- _Directions_
Pictures do not belong in your copy. Repeat all the other data exactly.

----

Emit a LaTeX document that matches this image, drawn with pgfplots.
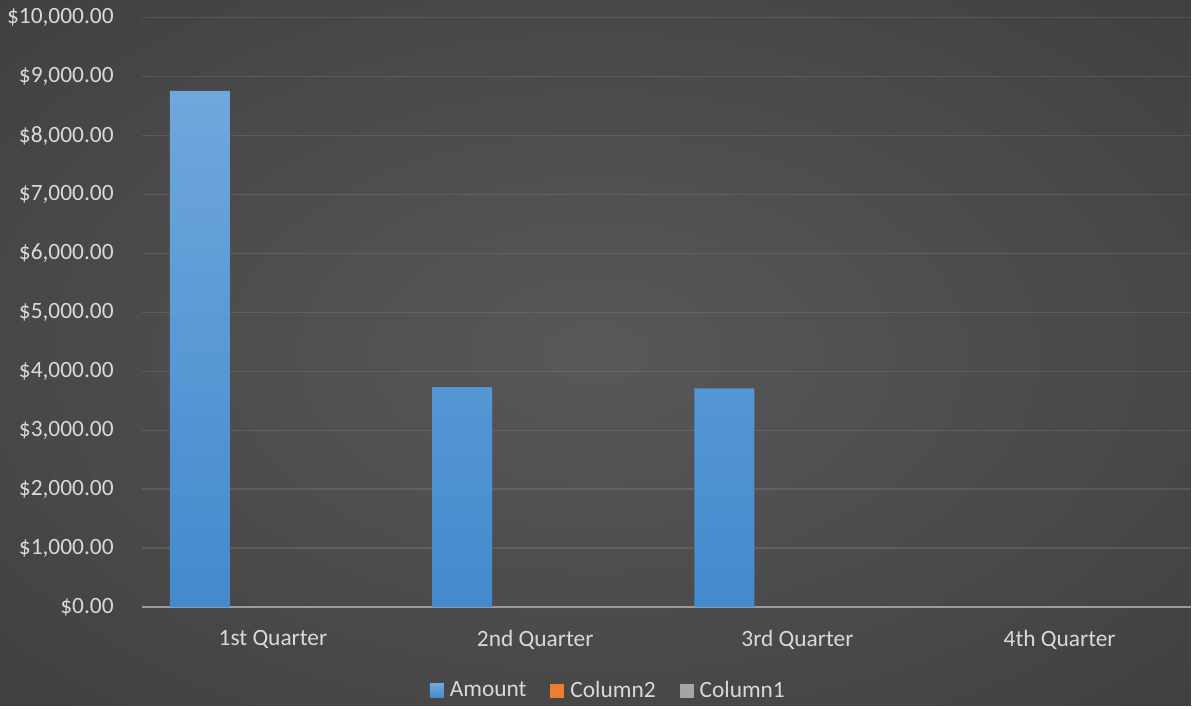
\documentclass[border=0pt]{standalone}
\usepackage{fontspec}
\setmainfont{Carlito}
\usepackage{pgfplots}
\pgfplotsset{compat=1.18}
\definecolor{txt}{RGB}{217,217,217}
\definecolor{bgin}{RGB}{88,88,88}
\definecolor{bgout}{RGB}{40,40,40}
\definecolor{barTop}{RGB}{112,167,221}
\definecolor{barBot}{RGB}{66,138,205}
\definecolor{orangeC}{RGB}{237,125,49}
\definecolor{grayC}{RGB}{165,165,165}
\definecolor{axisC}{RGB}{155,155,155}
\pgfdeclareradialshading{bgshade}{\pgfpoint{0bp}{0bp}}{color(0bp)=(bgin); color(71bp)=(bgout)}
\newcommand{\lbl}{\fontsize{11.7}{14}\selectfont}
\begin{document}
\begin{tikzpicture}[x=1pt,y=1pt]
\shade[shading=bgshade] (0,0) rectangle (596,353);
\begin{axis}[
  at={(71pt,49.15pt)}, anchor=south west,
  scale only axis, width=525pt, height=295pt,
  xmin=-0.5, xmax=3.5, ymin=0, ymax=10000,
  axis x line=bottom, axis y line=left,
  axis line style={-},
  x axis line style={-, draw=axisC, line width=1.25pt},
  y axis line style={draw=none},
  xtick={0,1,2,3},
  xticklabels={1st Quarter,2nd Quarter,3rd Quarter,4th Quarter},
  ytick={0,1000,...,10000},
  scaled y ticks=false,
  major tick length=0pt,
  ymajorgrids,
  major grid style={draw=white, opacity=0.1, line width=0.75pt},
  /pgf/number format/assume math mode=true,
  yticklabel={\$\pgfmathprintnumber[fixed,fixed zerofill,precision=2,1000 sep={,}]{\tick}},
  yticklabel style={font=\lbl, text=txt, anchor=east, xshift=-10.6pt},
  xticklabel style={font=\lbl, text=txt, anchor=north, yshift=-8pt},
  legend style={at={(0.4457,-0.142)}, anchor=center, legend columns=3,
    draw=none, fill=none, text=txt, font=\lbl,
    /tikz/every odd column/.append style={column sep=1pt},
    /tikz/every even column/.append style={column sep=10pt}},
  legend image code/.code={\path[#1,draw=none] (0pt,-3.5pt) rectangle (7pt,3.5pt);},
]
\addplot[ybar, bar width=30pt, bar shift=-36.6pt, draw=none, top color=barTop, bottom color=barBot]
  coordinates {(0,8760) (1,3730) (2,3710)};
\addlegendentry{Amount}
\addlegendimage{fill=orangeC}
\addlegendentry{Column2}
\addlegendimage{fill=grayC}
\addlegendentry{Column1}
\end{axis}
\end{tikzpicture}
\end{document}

----

- _Right answer_
Emit a LaTeX document that matches this image, drawn with pgfplots.
\documentclass[border=0pt]{standalone}
\usepackage{fontspec}
\setmainfont{Carlito}
\usepackage{pgfplots}
\pgfplotsset{compat=1.18}
\definecolor{txt}{RGB}{217,217,217}
\definecolor{bgin}{RGB}{88,88,88}
\definecolor{bgout}{RGB}{40,40,40}
\definecolor{barTop}{RGB}{112,167,221}
\definecolor{barBot}{RGB}{66,138,205}
\definecolor{orangeC}{RGB}{237,125,49}
\definecolor{grayC}{RGB}{165,165,165}
\definecolor{axisC}{RGB}{155,155,155}
\pgfdeclareradialshading{bgshade}{\pgfpoint{0bp}{0bp}}{color(0bp)=(bgin); color(71bp)=(bgout)}
\newcommand{\lbl}{\fontsize{11.7}{14}\selectfont}
\begin{document}
\begin{tikzpicture}[x=1pt,y=1pt]
\shade[shading=bgshade] (0,0) rectangle (596,353);
\begin{axis}[
  at={(71pt,49.15pt)}, anchor=south west,
  scale only axis, width=525pt, height=295pt,
  xmin=-0.5, xmax=3.5, ymin=0, ymax=10000,
  axis x line=bottom, axis y line=left,
  axis line style={-},
  x axis line style={-, draw=axisC, line width=1.25pt},
  y axis line style={draw=none},
  xtick={0,1,2,3},
  xticklabels={1st Quarter,2nd Quarter,3rd Quarter,4th Quarter},
  ytick={0,1000,...,10000},
  scaled y ticks=false,
  major tick length=0pt,
  ymajorgrids,
  major grid style={draw=white, opacity=0.1, line width=0.75pt},
  /pgf/number format/assume math mode=true,
  yticklabel={\$\pgfmathprintnumber[fixed,fixed zerofill,precision=2,1000 sep={,}]{\tick}},
  yticklabel style={font=\lbl, text=txt, anchor=east, xshift=-10.6pt},
  xticklabel style={font=\lbl, text=txt, anchor=north, yshift=-8pt},
  legend style={at={(0.4457,-0.142)}, anchor=center, legend columns=3,
    draw=none, fill=none, text=txt, font=\lbl,
    /tikz/every odd column/.append style={column sep=1pt},
    /tikz/every even column/.append style={column sep=10pt}},
  legend image code/.code={\path[#1,draw=none] (0pt,-3.5pt) rectangle (7pt,3.5pt);},
]
\addplot[ybar, bar width=30pt, bar shift=-36.6pt, draw=none, top color=barTop, bottom color=barBot]
  coordinates {(0,8760) (1,3730) (2,3710)};
\addlegendentry{Amount}
\addlegendimage{fill=orangeC}
\addlegendentry{Column2}
\addlegendimage{fill=grayC}
\addlegendentry{Column1}
\end{axis}
\end{tikzpicture}
\end{document}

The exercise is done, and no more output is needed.